# Beautiful eggs!



## Spear (May 8, 2016)

My little hens are all maturing nicely - only 1 out of 6 left to start laying!
These are the beautiful eggs I collected today:


----------



## Cockadoodledoo (Jan 28, 2016)

They are beautiful! Chickens are amazing!


----------



## OldBrickHouseFarm (Sep 30, 2014)

very nice.
The best day is when you get as many eggs as hens, then you know they're all laying.


----------



## seminole wind (Aug 22, 2015)

I don't think that happens very often here. But some of my hens are pretty old.


----------



## Cockadoodledoo (Jan 28, 2016)

I get about 10-12 a day now with 29 hens in the laying coop. They are all 5-6 months...so that number will increase. Fortunately for me (because I don't need that many eggs), my sister is taking 10 of her hens that I raised. I'll be left with a good amount.


----------



## jkelly83113 (Jul 27, 2016)

When do they usually start laying? I have 9 hens that I purchased just before Easter and I haven't gotten any eggs yet.

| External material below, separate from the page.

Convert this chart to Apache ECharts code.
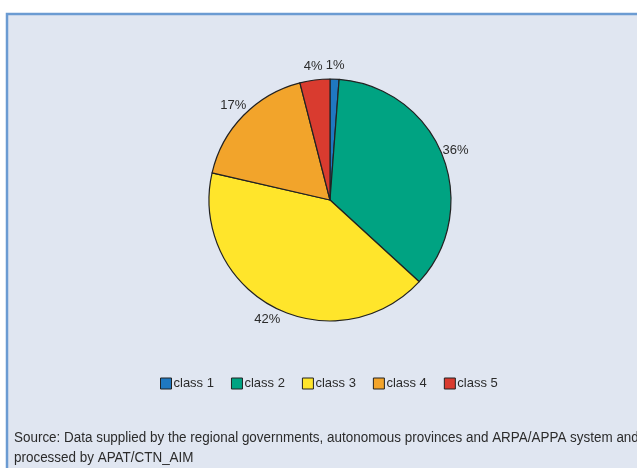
<!DOCTYPE html>
<html><head><meta charset="utf-8">
<script src="https://cdn.jsdelivr.net/npm/echarts@6/dist/echarts.min.js"></script>
<style>html,body{margin:0;padding:0;background:#fff}#c{width:637px;height:468px}</style>
</head><body><div id="c"></div>
<script>
const categories = ['class 1', 'class 2', 'class 3', 'class 4', 'class 5'];
const values = [1.2, 35.6, 41.8, 17.4, 4.0];
const colors = ['#1f78c1', '#00a382', '#ffe52b', '#f2a42b', '#d93b2f'];
const sourceLines = [
  'Source: Data supplied by the regional governments, autonomous provinces and ARPA/APPA system and',
  'processed by APAT/CTN_AIM'
];
const FONT = '"Liberation Sans", Arial, sans-serif';
const chart = echarts.init(document.getElementById('c'), null, {renderer: 'canvas'});
chart.setOption({
  backgroundColor: '#ffffff',
  animation: false,
  graphic: [
    {type: 'rect', z: -10, shape: {x: 7, y: 14, width: 700, height: 520},
     style: {fill: '#e0e6f1', stroke: '#6b9bd2', lineWidth: 2.5}},
    {type: 'text', x: 14, y: 428, scaleX: 0.96, style: {text: sourceLines.join('\n'), font: '14px ' + FONT, fill: '#2b2b2b', lineHeight: 20}}
  ],
  legend: {
    data: categories, left: 155, top: 372, itemWidth: 11, itemHeight: 11, itemGap: 17,
    icon: 'rect',
    itemStyle: {borderColor: '#222', borderWidth: 1},
    textStyle: {fontFamily: FONT, fontSize: 13, color: '#2b2b2b', padding: [0, 0, 0, -3]}
  },
  series: [{
    type: 'pie', center: [330, 200], radius: 121, startAngle: 90, clockwise: true,
    data: categories.map((c, i) => ({name: c, value: values[i], itemStyle: {color: colors[i]}})),
    itemStyle: {borderColor: '#222', borderWidth: 1.2},
    label: {show: false},
    labelLine: {show: false},
    emphasis: {disabled: true}
  }, {
    type: 'pie', center: [330, 200], radius: [124, 140], startAngle: 90, clockwise: true,
    data: categories.map((c, i) => ({name: c, value: values[i]})), silent: true,
    itemStyle: {color: 'rgba(0,0,0,0)', borderWidth: 0},
    label: {show: true, position: 'inside', fontFamily: FONT, fontSize: 13, color: '#2b2b2b',
      formatter: p => Math.round(p.percent) + '%'},
    labelLine: {show: false},
    emphasis: {disabled: true}
  }]
});
</script></body></html>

Their combs are just now starting to turn a reddish color and grow!!


----------



## Nm156 (May 16, 2015)

Most hens start at 18-22 weeks.


----------



## hildar (Oct 3, 2013)

jkelly83113 said:


> When do they usually start laying? I have 9 hens that I purchased just before Easter and I haven't gotten any eggs yet. Their combs are just now starting to turn a reddish color and grow!!
> View attachment 20987


Wow they are actually cooling off in the kiddie pool I never knew chickens would do that. Maybe duck will have some company after all in the pool


----------



## jkelly83113 (Jul 27, 2016)

hildar said:


> Wow they are actually cooling off in the kiddie pool I never knew chickens would do that. Maybe duck will have some company after all in the pool


Yeah, we have geese too and they just follow them in there, they love it!!!


----------



## jkelly83113 (Jul 27, 2016)

Nm156 said:


> Most hens start at 18-22 weeks.


Thank you!!!


----------



## Spear (May 8, 2016)

I was just thinking I should provide my Ladies with a pool to cool off in!


----------



## WeeLittleChicken (Aug 31, 2012)

Mine wanted nothing to do with the kiddie pool but we compromised with this mud puddle I've been filling for them with yesterday's water....


----------